Top US officials grudgingly acknowledge that their post-Saddam Hussein plan for rebuilding Iraq has been substantially flawed on the security front, the Washington Times reported Thursday.
Some defense officials said privately in interviews that the plan in place for security after Baghdad's fall has been an utter failure, according to the report.
They said the administration failed to predict any significant resistance from Saddam loyalists, much less the deadly combination of Ba'athist holdouts and foreign terrorists preying daily on American troops.
"Every briefing on postwar Iraq I attended never mentioned any of this," said a civilian policy adviser.
Deputy Secretary of State Richard Armitage said in an interview this week with regional reporters that the Bush administration "underestimated" two developments.
"The first is that 35 years of Saddam Hussein's reign instilled into the hearts and into the souls of the Iraqi people a greater degree of terror than we understood," Armitage said. "The second was the nature or the extent to which Iraq had become full of criminal enterprise."

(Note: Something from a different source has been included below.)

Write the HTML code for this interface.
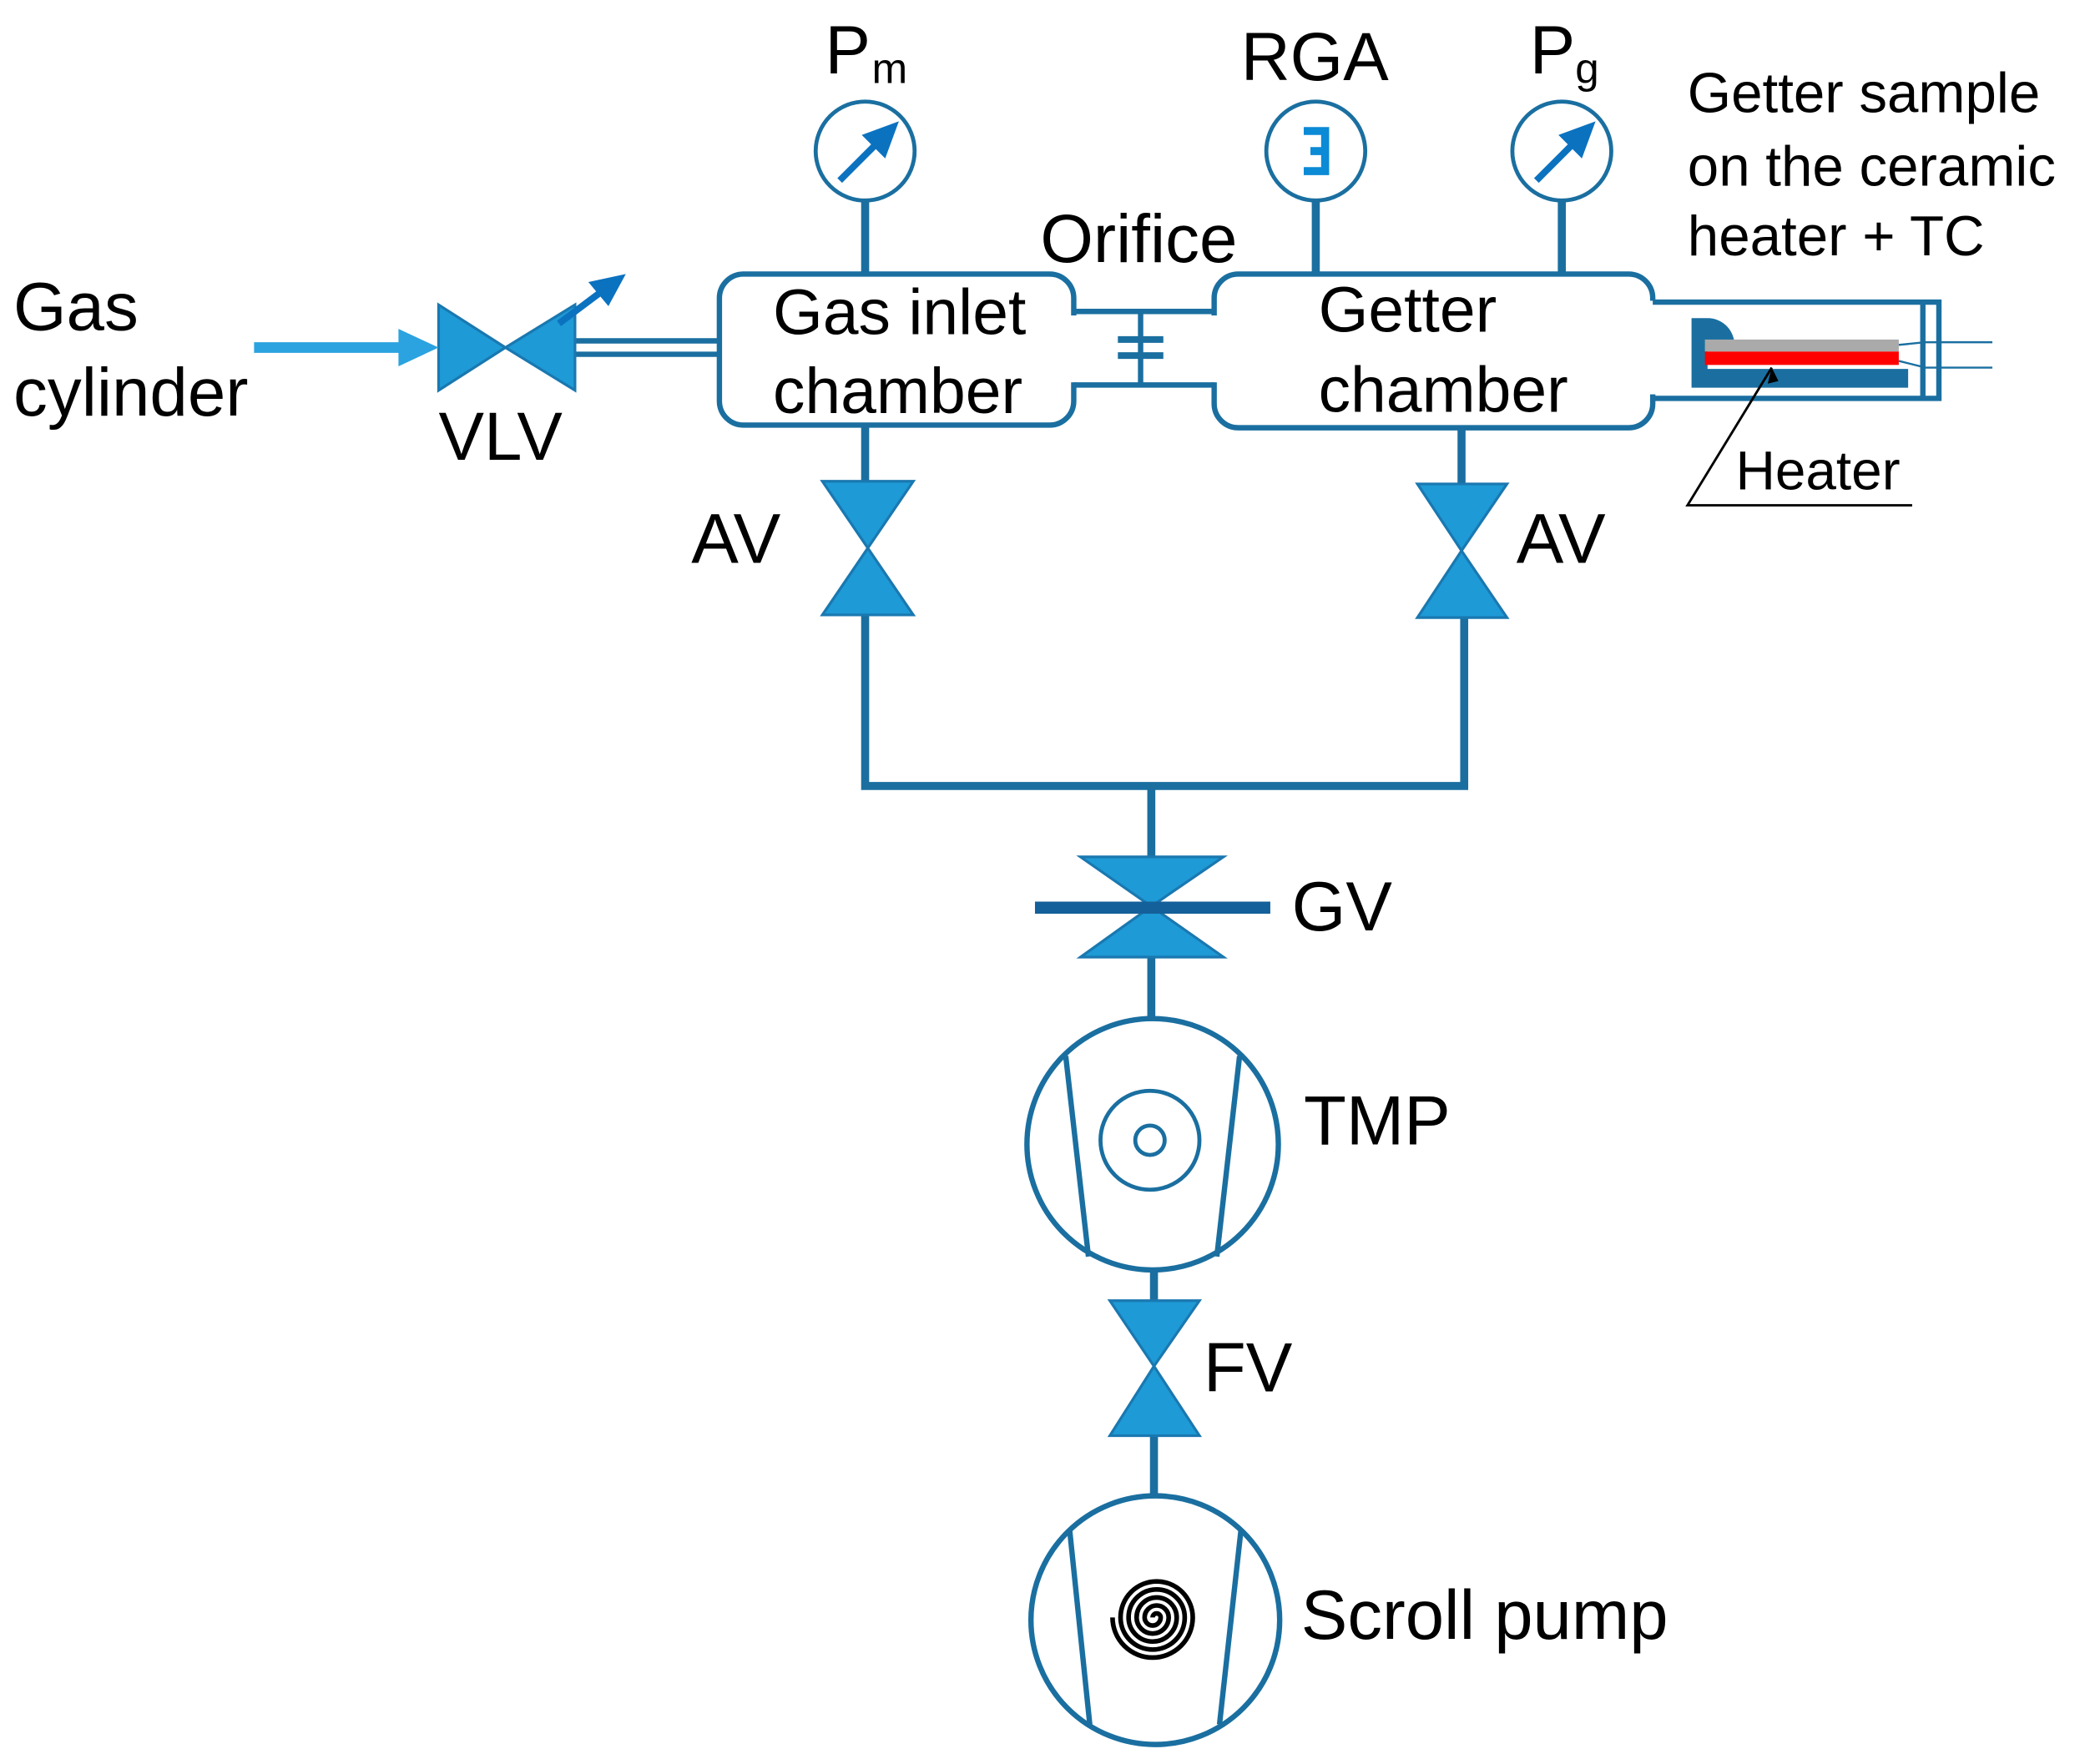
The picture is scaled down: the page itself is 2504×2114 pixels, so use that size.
<!DOCTYPE html>
<html><head><meta charset="utf-8"><style>
html,body{margin:0;padding:0;background:#fff;}
svg{display:block;}
text{font-family:"Liberation Sans",sans-serif;fill:#000;}
</style></head><body>
<svg width="2504" height="2114" viewBox="0 0 1563 1319.6" preserveAspectRatio="none" xmlns="http://www.w3.org/2000/svg">
<g stroke="#1a6fa0" stroke-width="4" fill="none">
  <circle cx="647" cy="113" r="37" stroke-width="3"/>
  <circle cx="984" cy="113" r="37" stroke-width="3"/>
  <circle cx="1168" cy="113" r="37" stroke-width="3"/>
  <line x1="647" y1="150" x2="647" y2="205" stroke-width="6"/>
  <line x1="984" y1="150" x2="984" y2="205" stroke-width="6"/>
  <line x1="1168" y1="150" x2="1168" y2="205" stroke-width="6"/>
  <rect x="538" y="205" width="265" height="113" rx="18"/>
  <rect x="908" y="205" width="328" height="115" rx="18"/>
</g>
<rect x="798" y="236" width="14" height="50" fill="#fff"/>
<rect x="900" y="236" width="14" height="50" fill="#fff"/>
<rect x="1230" y="225" width="12" height="70" fill="#fff"/>
<g stroke="#1a6fa0" stroke-width="4" fill="none">
  <path d="M803 233 H908 M803 288 H908"/>
  <line x1="853" y1="233" x2="853" y2="288"/>
  <line x1="836" y1="254" x2="870" y2="254" stroke-width="5"/>
  <line x1="836" y1="266" x2="870" y2="266" stroke-width="5"/>
  <path d="M1236 226 H1450 V298 H1236"/>
  <line x1="1438" y1="226" x2="1438" y2="298"/>
  <path d="M430 255 H538 M430 265 H538"/>
  <line x1="647" y1="318" x2="647" y2="362" stroke-width="6"/>
  <line x1="1093" y1="320" x2="1093" y2="362" stroke-width="6"/>
  <path d="M647 460 V588 H1095 V462" stroke-width="6"/>
  <line x1="861" y1="588" x2="861" y2="642" stroke-width="6"/>
  <line x1="861" y1="716" x2="861" y2="763" stroke-width="6"/>
  <line x1="863" y1="950" x2="863" y2="974" stroke-width="6"/>
  <line x1="863" y1="1074" x2="863" y2="1119" stroke-width="6"/>
  <circle cx="862" cy="856" r="94"/>
  <line x1="797" y1="790" x2="814" y2="940"/>
  <line x1="927" y1="790" x2="910" y2="940"/>
  <circle cx="860" cy="853" r="37" stroke-width="3"/>
  <circle cx="860" cy="853" r="11" stroke-width="3"/>
  <circle cx="864" cy="1212" r="93"/>
  <line x1="800" y1="1145" x2="815" y2="1290"/>
  <line x1="928" y1="1145" x2="912" y2="1290"/>
</g>
<path d="M1265 238 h12 a20 20 0 0 1 20 18 h-20 v20 h150 v14 h-162 z" fill="#1a6fa0"/>
<rect x="1275" y="254" width="145" height="9" fill="#aaa"/>
<rect x="1275" y="263" width="145" height="10" fill="#f00"/>
<path d="M1420 258 L1440 256 H1490 M1420 270 L1440 275 H1490" stroke="#1a6fa0" stroke-width="1.5" fill="none"/>
<path d="M1325 275 L1262 378 H1430" stroke="#000" stroke-width="1.8" fill="none"/>
<path d="M1325 275 l-3 12 l8 -2 z" fill="#000"/>
<g stroke="#0b72c0" stroke-width="5" fill="#0b72c0">
  <line x1="628" y1="135" x2="657" y2="106"/><path d="M668 95 L649 102 L661 114 Z"/>
  <line x1="1149" y1="135" x2="1178" y2="106"/><path d="M1189 95 L1170 102 L1182 114 Z"/>
</g>
<path d="M975 98 h16 v30 h-16 M980 113 h11" stroke="#0b8ad6" stroke-width="6" fill="none"/>
<g fill="#1e9ad6" stroke="#1a78b0" stroke-width="2">
  <path d="M328 228 L328 292 L378 260 Z"/>
  <path d="M430 228 L430 292 L378 260 Z"/>
  <path d="M615 360 H683 L649 410 Z M649 410 L615 460 H683 Z"/>
  <path d="M1060 362 H1127 L1093 412 Z M1093 412 L1060 462 H1127 Z"/>
  <path d="M808 641 H915 L861 678 Z M861 678 L808 716 H915 Z"/>
  <path d="M830 973 H897 L863 1022 Z M863 1022 L830 1074 H897 Z"/>
</g>
<line x1="774" y1="679" x2="950" y2="679" stroke="#14609a" stroke-width="9"/>
<line x1="418" y1="242" x2="450" y2="218" stroke="#0b72c0" stroke-width="5"/>
<path d="M468 205 L440 211 L455 229 Z" fill="#0b72c0"/>
<line x1="190" y1="260" x2="302" y2="260" stroke="#2ba3e0" stroke-width="8"/>
<path d="M298 246 L328 260 L298 274 Z" fill="#2ba3e0"/>
<path d="M862 1210 m0 0 a3 3 0 0 1 6 0 a6 6 0 0 1 -12 0 a9 9 0 0 1 18 0 a12 12 0 0 1 -24 0 a15 15 0 0 1 30 0 a18 18 0 0 1 -36 0 a21 21 0 0 1 42 0 a24 24 0 0 1 -48 0 a27 27 0 0 1 54 0 a30 30 0 0 1 -60 0" stroke="#000" stroke-width="3.5" fill="none"/>
<g font-size="51">
  <text x="10" y="247">Gas</text>
  <text x="10" y="311">cylinder</text>
  <text x="328" y="344">VLV</text>
  <text x="617" y="55">P</text><text x="652" y="62" font-size="32">m</text>
  <text x="928" y="60">RGA</text>
  <text x="1144" y="55">P</text><text x="1178" y="62" font-size="32">g</text>
  <text x="778" y="196">Orifice</text>
  <text x="578" y="250" font-size="48">Gas inlet</text>
  <text x="578" y="309" font-size="48">chamber</text>
  <text x="986" y="248" font-size="48">Getter</text>
  <text x="986" y="308" font-size="48">chamber</text>
  <text x="517" y="421" font-size="53">AV</text>
  <text x="1134" y="421" font-size="53">AV</text>
  <text x="966" y="696" font-size="52">GV</text>
  <text x="975" y="856" font-size="52">TMP</text>
  <text x="900" y="1041" font-size="52">FV</text>
  <text x="973" y="1226" font-size="52">Scroll pump</text>
</g>
<g font-size="42">
  <text x="1262" y="84">Getter sample</text>
  <text x="1262" y="139">on the ceramic</text>
  <text x="1262" y="191">heater + TC</text>
  <text x="1298" y="366" font-size="41">Heater</text>
</g>
</svg>
</body></html>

Armitage suggested that US forces were facing thousands of resisters when he listed the varied enemy: two divisions of Republican Guard soldiers who did not fight during the invasion, Ansar Islam terrorists, foreign fighters, Ba'athists and "a certain amount of criminal enterprise."
Since US President George W. Bush declared an end to major hostilities on May 1, guerrillas have killed 65 American troops.